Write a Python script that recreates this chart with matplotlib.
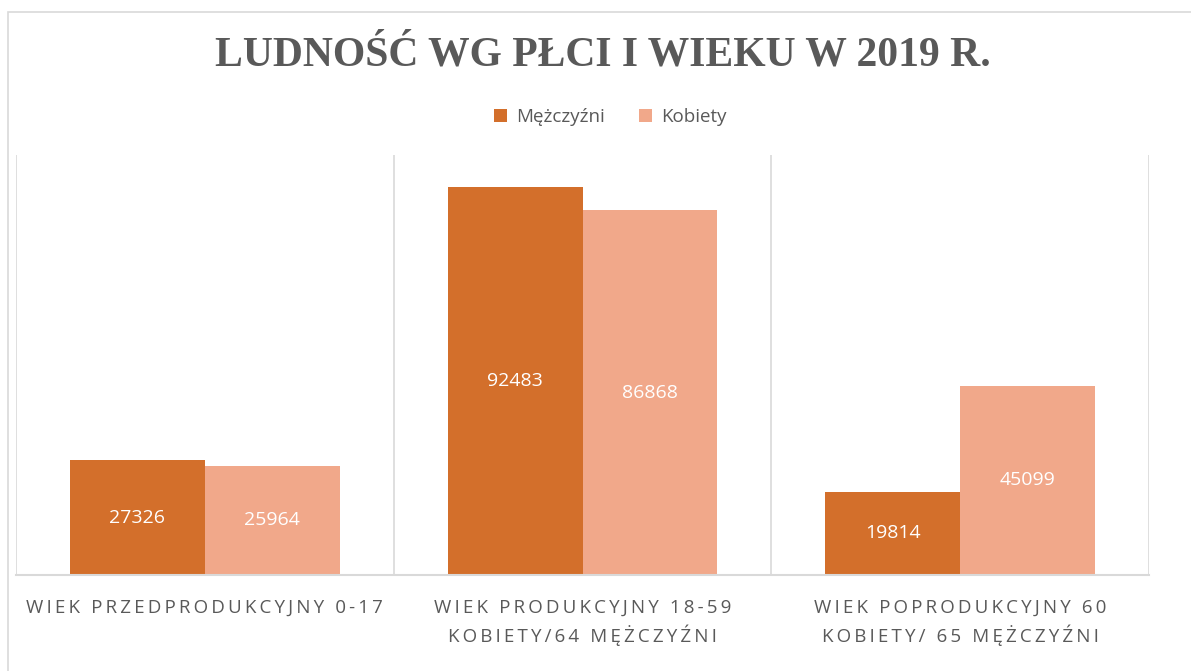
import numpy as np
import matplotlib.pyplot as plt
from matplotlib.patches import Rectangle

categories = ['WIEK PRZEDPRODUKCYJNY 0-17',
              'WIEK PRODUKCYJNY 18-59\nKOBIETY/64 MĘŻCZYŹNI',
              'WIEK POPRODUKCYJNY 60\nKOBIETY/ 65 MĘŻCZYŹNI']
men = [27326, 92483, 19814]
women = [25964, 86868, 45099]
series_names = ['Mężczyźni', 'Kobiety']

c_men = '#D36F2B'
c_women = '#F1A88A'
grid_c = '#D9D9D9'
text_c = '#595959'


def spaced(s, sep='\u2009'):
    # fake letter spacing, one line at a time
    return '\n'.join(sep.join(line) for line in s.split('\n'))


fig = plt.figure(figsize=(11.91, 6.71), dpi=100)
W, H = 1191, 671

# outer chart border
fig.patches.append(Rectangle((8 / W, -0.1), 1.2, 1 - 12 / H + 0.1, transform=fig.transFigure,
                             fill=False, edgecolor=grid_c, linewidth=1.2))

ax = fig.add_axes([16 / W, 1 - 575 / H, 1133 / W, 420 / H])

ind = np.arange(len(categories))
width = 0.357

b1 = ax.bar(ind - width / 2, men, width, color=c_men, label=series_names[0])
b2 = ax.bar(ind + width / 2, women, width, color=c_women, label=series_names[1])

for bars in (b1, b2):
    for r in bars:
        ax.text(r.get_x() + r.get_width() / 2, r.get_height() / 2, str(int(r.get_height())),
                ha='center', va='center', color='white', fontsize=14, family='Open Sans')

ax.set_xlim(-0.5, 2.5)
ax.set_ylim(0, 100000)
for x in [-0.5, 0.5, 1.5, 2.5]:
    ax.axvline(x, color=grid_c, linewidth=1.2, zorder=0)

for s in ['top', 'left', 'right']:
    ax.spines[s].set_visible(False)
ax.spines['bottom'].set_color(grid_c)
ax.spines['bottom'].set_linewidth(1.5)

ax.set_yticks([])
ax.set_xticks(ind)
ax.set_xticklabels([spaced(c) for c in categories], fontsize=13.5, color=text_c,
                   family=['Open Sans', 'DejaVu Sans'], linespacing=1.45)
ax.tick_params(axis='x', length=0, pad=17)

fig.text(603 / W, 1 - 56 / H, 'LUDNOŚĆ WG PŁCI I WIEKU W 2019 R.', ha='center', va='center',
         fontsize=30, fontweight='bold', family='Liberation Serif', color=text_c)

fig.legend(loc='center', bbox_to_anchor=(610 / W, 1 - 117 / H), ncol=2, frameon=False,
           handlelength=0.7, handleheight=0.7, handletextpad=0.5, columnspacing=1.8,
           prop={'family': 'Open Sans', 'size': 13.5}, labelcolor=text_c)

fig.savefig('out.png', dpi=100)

+ + + +

Show all lines above holding "matplotlib".

Write a Python script that recreates this chart with matplotlib.
import matplotlib.pyplot as plt
from matplotlib.patches import Rectangle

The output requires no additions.